Like Trump, Brazil’s Bolsonaro Still Has a Path Back to Power

Like Trump, Brazil’s Bolsonaro Still Has a Path Back to Power
Former Brazilian President Jair Bolsonaro poses for a selfie with a supporter during a campaign event for a political ally, in Valparaiso de Goias, Brazil, Sept. 22, 2024 (AP photo by Eraldo Peres).

Last week, Brazil’s federal police unsealed a nearly 900-page document outlining the evidence they collected during an investigation into the actions of then-President Jair Bolsonaro and 36 other people, including several high-ranking military officials, in the aftermath of the country’s presidential election in October 2022. According to the report’s main conclusion, Bolsonaro “planned, acted and was directly and effectively aware of the actions of the criminal organization aiming to launch a coup d’etat and eliminate the democratic rule of law” after he lost that ballot.

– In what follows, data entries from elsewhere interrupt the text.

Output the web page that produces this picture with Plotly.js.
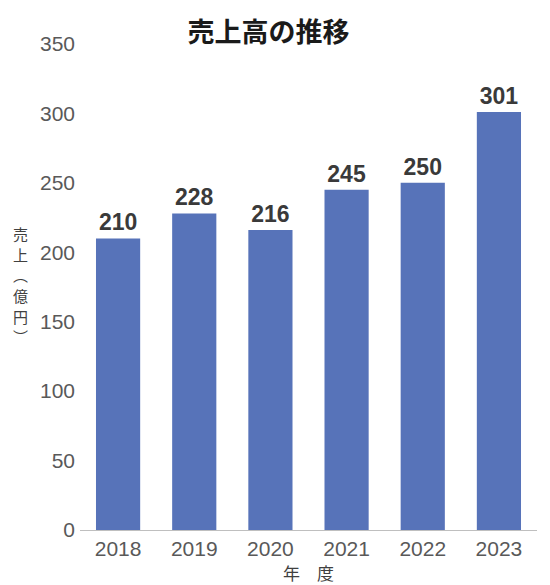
<html><head>
<meta charset="utf8"/>
<script src="https://cdn.plot.ly/plotly-3.0.1.min.js"></script>
<style>
* { margin: 0px; padding: 0px }
#chart { width: 550px; height: 585px }
</style>
</head><body>
<div id="chart"></div>
<script>
var years = ['2018', '2019', '2020', '2021', '2022', '2023'];
var sales = [210, 228, 216, 245, 250, 301];
var yTicks = [0, 50, 100, 150, 200, 250, 300, 350];
var yTitleChars = ['売', '上', '︵', '億', '円', '︶'];

var jp = '"Noto Sans CJK JP", "Liberation Sans", sans-serif';
var latin = '"Liberation Sans", Arial, sans-serif';

var trace = {
    x: years,
    y: sales,
    type: 'bar',
    marker: {color: '#5773b9'},
    text: sales.map(String),
    textposition: 'outside',
    cliponaxis: false,
    textfont: {family: latin, size: 23, color: '#3a3a3a', weight: 'bold'},
    hoverinfo: 'none'
};

// vertical (upright) y axis title, one character per annotation
var yTitle = yTitleChars.map(function(c, i){
    return {
        text: c,
        xref: 'paper', yref: 'paper',
        x: -0.131, y: 0.61 - i * 0.0425,
        xanchor: 'center', yanchor: 'middle',
        showarrow: false,
        font: {family: jp, size: 15, color: '#404040'}
    };
});

var layout = {
    width: 550,
    height: 585,
    margin: {l: 80, r: 13, t: 44, b: 55},
    paper_bgcolor: '#ffffff',
    plot_bgcolor: '#ffffff',
    bargap: 0.42,
    showlegend: false,
    title: {
        text: '<b>売上高の推移</b>',
        font: {family: jp, size: 27, color: '#1a1a1a'},
        x: 0.488, xanchor: 'center',
        y: 0.945, yanchor: 'middle'
    },
    xaxis: {
        type: 'category',
        showline: true, linecolor: '#bfbfbf', linewidth: 1,
        ticks: '', showgrid: false,
        tickfont: {family: latin, size: 21, color: '#595959'},
        title: {text: '年　度', font: {family: jp, size: 17, color: '#404040'}, standoff: 2}
    },
    yaxis: {
        range: [0, 350],
        tickvals: yTicks,
        showgrid: false, zeroline: false, showline: false,
        ticks: '', ticklen: 0,
        tickfont: {family: latin, size: 21, color: '#595959'},
        ticklabelstandoff: 4
    },
    annotations: yTitle
};

Plotly.newPlot('chart', [trace], layout, {displayModeBar: false, staticPlot: true});
</script>
</body></html>
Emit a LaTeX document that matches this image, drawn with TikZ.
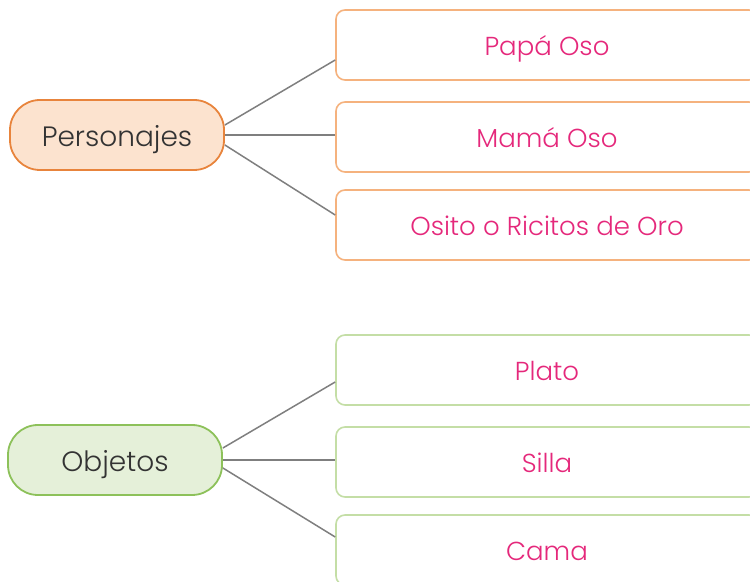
\documentclass[tikz,border=0pt]{standalone}
\usepackage{fontspec}
\setmainfont{Poppins Light}
\definecolor{orangeline}{HTML}{E8843C}
\definecolor{orangefill}{HTML}{FCE3CF}
\definecolor{orangebox}{HTML}{F5B27E}
\definecolor{greenline}{HTML}{8DC15A}
\definecolor{greenfill}{HTML}{E5F0D9}
\definecolor{greenbox}{HTML}{C4DEA6}
\definecolor{pinktext}{HTML}{E5287B}
\definecolor{greyline}{HTML}{7F7F7F}

\begin{document}
\begin{tikzpicture}[x=0.5pt,y=-0.5pt]
\tikzset{topic/.style={rounded corners=15pt,line width=0.9pt,minimum width=107pt,minimum height=35pt,text height=12pt,text depth=0pt,font=\fontsize{14}{16}\selectfont,text=black!80},
  item/.style={draw,rounded corners=4.5pt,line width=0.8pt,fill=white,minimum width=211pt,minimum height=35pt,text height=10.5pt,text depth=0pt,font=\fontsize{13}{15}\selectfont,text=pinktext},
  link/.style={greyline,line width=0.75pt}}
\useasboundingbox (0,0) rectangle (750,582);

\node[item,draw=orangebox] (papa) at (547,45) {Papá Oso};
\node[item,draw=orangebox] (mama) at (547,137) {Mamá Oso};
\node[item,draw=orangebox] (osito) at (547,225) {Osito o Ricitos de Oro};
\node[topic,draw=orangeline,fill=orangefill] (pers) at (117,135) {Personajes};
\draw[link] ([yshift=5pt]pers.east) -- ([yshift=-7.5pt]papa.west);
\draw[link] (pers.east) -- (pers.east -| mama.west);
\draw[link] ([yshift=-5pt]pers.east) -- ([yshift=5pt]osito.west);

\node[item,draw=greenbox] (plato) at (547,370) {Plato};
\node[item,draw=greenbox] (silla) at (547,462) {Silla};
\node[item,draw=greenbox] (cama) at (547,550) {Cama};
\node[topic,draw=greenline,fill=greenfill] (obj) at (115,460) {Objetos};
\draw[link] ([yshift=6pt]obj.east) -- ([yshift=-6pt]plato.west);
\draw[link] (obj.east) -- (obj.east -| silla.west);
\draw[link] ([yshift=-4pt]obj.east) -- ([yshift=6.5pt]cama.west);
\end{tikzpicture}
\end{document}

President Luiz Inacio Lula da Silva, who defeated Bolsonaro by about 2 million votes in the second round of the election, was inaugurated on New Year’s Day of 2023. Seven days later, Bolsonaro’s supporters stormed Brazil’s Congress and damaged buildings throughout the capital of Brasilia. That riot—reminiscent of the storming of the U.S. Capitol by supporters of then-President Donald Trump on Jan. 6, 2021—was put down swiftly, and it further reinforced the resolve of Lula and a coalition of leftist and centrist legislators to reject the anti-democratic aspects of Bolsonaro’s movement.

In the nearly two years since Jan. 8, 2023, however, it has become clear that the riot that day was only the visible tip of the iceberg of plots threatening Brazil’s democracy at the time. Bolsonaro, his family and his campaign team worked throughout the election to undermine the credibility of the electoral institutions. After losing, the outgoing president presented an unsigned decree to three top military commanders that would have created a commission to investigate purported electoral fraud based on false evidence that his own party propagated online, with an eye to suspending the country’s electoral authorities and forcing new elections. Going even further, Bolsonaro’s former defense minister and vice presidential running mate, Walter Braga Netto, approved an assassination attempt against Lula, Vice President-elect Geraldo Alckmin and Supreme Court Justice Alexandre de Moraes. Clearly if Bolsonaro and his supporters didn’t manage to keep Lula from rightfully assuming the presidency, it wasn’t for lack of trying.